**TO BE DONE:**
Starting at the line that contains "Emit a Python" and stopping at the line that contains "plt.rcParams['axes.linewidth'] = 1.4", copy every line exactly, both ends included, without the pictures.

**GIVEN INFORMATION:**
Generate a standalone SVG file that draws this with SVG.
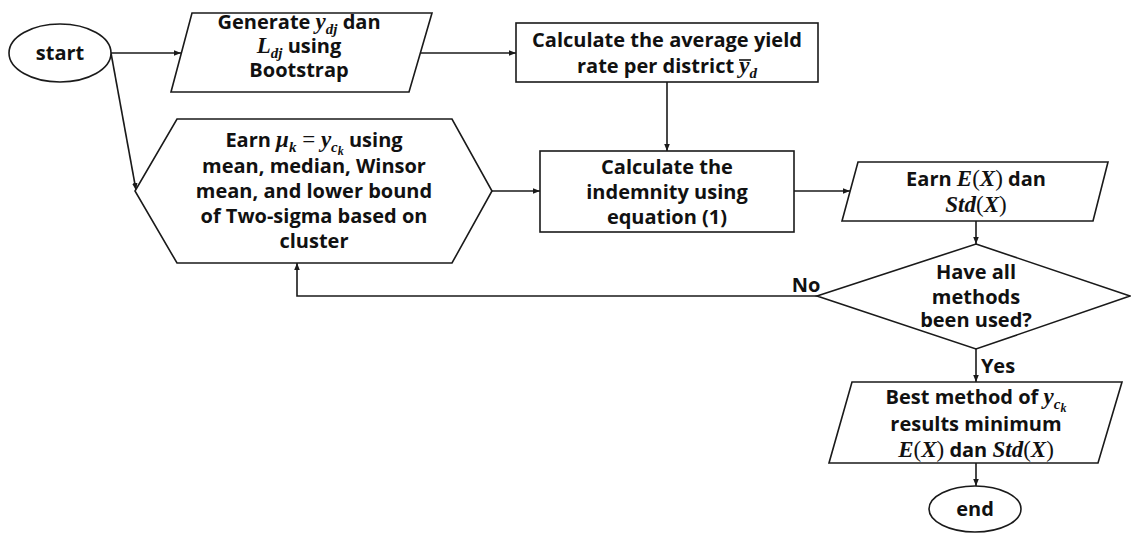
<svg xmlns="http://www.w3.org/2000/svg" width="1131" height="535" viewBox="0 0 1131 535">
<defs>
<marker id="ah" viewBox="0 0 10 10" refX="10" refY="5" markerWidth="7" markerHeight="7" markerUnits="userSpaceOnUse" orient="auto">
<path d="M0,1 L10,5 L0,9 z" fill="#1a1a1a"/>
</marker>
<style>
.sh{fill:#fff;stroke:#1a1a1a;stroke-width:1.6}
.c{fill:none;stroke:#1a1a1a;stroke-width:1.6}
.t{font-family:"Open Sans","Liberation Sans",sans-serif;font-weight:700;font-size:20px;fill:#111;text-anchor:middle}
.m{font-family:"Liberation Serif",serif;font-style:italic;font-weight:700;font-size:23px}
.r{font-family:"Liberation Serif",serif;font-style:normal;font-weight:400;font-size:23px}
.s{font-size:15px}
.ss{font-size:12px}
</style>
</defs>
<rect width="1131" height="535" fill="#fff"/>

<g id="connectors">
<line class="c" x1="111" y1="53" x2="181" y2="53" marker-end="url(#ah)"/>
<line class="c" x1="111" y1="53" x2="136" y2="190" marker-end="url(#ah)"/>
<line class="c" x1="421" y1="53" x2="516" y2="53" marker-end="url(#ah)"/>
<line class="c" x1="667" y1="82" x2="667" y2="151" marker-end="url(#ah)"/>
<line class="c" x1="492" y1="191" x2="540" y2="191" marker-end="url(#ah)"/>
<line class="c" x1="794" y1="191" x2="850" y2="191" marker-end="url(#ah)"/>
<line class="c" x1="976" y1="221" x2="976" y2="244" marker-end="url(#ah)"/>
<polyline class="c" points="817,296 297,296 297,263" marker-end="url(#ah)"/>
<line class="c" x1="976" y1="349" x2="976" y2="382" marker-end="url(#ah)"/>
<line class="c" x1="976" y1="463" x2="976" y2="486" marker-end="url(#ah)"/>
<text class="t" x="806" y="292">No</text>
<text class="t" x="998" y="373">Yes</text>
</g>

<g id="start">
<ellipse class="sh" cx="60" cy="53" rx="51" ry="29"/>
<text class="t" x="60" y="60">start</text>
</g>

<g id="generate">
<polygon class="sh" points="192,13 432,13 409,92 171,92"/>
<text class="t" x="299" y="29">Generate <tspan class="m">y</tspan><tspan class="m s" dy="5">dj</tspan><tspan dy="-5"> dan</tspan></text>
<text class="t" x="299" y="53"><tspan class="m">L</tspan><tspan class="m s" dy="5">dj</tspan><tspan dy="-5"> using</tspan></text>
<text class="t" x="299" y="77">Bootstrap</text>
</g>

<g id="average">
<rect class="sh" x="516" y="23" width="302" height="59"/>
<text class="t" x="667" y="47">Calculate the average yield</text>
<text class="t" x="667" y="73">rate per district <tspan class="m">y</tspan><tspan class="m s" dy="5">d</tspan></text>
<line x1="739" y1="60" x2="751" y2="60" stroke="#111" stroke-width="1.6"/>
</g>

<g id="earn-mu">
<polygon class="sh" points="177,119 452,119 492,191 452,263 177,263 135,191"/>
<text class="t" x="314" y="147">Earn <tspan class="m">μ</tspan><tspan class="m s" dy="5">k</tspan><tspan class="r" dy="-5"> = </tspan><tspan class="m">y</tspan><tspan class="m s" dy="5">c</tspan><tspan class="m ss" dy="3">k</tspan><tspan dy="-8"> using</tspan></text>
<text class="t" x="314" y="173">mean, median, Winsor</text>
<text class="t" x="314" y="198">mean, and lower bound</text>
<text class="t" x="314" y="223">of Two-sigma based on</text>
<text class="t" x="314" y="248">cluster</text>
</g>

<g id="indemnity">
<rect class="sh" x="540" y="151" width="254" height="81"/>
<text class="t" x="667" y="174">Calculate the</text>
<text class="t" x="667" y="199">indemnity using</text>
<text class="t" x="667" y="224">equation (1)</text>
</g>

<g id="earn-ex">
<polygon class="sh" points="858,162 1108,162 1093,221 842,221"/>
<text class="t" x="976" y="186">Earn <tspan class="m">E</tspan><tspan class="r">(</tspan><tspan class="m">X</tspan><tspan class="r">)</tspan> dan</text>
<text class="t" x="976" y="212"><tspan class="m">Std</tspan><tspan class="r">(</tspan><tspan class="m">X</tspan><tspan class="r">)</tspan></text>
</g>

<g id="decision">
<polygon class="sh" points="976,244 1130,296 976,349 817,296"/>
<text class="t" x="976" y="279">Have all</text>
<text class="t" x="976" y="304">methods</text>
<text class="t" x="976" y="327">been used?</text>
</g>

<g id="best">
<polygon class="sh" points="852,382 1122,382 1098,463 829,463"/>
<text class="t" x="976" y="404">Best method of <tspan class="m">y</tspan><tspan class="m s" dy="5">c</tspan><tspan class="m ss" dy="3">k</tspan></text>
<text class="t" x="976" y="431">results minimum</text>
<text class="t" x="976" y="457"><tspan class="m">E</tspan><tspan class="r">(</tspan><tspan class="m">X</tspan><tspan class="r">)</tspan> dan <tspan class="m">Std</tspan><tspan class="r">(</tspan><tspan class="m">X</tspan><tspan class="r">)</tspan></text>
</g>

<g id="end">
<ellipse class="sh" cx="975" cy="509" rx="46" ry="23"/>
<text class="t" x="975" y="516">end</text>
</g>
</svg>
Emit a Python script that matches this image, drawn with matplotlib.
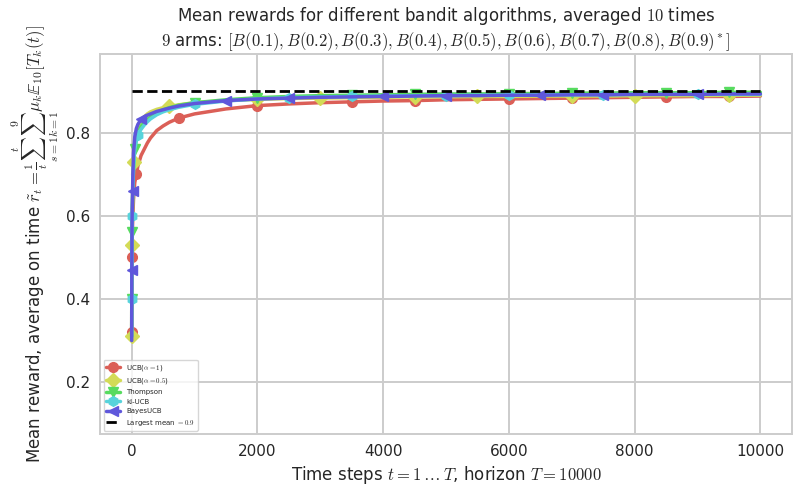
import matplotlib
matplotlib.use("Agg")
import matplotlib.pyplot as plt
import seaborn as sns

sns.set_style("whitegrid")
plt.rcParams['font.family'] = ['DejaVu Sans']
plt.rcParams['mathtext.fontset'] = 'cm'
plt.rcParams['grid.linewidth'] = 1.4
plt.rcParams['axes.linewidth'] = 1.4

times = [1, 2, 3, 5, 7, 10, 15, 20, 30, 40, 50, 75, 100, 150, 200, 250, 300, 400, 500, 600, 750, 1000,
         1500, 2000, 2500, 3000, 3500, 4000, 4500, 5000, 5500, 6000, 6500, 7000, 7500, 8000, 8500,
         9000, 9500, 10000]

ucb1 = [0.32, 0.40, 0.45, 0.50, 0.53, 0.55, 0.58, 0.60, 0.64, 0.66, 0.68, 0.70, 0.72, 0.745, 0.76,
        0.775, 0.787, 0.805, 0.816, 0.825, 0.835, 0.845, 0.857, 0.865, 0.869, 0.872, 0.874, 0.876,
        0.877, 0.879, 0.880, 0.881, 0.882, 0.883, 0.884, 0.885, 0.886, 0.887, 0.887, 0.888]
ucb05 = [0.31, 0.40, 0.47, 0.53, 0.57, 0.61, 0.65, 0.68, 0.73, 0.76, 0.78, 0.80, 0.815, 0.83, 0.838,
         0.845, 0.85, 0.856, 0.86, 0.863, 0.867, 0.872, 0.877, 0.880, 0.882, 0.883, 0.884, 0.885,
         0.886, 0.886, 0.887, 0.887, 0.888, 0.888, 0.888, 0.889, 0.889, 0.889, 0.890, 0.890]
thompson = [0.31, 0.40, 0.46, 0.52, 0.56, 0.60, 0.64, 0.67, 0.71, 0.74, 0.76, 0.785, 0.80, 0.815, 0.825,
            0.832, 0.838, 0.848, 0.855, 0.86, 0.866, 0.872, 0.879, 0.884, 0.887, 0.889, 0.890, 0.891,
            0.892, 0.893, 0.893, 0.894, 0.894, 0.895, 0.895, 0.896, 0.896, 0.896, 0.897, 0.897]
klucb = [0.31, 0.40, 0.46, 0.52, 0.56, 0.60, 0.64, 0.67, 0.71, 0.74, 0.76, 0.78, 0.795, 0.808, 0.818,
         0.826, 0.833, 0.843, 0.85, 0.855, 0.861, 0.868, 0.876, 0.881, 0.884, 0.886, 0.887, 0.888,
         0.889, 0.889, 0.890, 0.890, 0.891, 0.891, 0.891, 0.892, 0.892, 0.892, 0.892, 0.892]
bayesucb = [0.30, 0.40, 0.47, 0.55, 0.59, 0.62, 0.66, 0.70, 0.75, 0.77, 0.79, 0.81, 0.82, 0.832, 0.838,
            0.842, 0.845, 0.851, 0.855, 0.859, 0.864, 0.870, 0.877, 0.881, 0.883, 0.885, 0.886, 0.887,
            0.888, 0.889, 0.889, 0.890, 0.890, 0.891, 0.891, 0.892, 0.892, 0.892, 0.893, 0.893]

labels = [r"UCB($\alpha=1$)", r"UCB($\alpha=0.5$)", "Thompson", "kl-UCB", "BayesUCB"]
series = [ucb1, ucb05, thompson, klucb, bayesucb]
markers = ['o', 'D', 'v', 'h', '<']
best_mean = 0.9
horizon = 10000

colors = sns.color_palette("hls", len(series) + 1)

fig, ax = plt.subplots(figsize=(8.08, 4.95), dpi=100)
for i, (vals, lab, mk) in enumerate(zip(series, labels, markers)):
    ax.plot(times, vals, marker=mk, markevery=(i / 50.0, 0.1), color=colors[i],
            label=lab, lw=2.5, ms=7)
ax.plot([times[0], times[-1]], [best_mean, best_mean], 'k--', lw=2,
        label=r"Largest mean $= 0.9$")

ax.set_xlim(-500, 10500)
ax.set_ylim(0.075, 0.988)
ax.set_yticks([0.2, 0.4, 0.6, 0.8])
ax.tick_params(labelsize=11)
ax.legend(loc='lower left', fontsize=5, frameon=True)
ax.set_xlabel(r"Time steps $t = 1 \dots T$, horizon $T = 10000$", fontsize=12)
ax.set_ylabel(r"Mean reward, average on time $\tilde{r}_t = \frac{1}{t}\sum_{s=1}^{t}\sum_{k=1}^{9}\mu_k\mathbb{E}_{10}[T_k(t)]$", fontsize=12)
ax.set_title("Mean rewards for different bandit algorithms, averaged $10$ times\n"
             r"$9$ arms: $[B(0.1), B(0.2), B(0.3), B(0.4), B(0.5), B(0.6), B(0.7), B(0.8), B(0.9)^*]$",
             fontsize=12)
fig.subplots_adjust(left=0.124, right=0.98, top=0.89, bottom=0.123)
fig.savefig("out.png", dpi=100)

**FINISHED EXERCISE:**
Emit a Python script that matches this image, drawn with matplotlib.
import matplotlib
matplotlib.use("Agg")
import matplotlib.pyplot as plt
import seaborn as sns

sns.set_style("whitegrid")
plt.rcParams['font.family'] = ['DejaVu Sans']
plt.rcParams['mathtext.fontset'] = 'cm'
plt.rcParams['grid.linewidth'] = 1.4
plt.rcParams['axes.linewidth'] = 1.4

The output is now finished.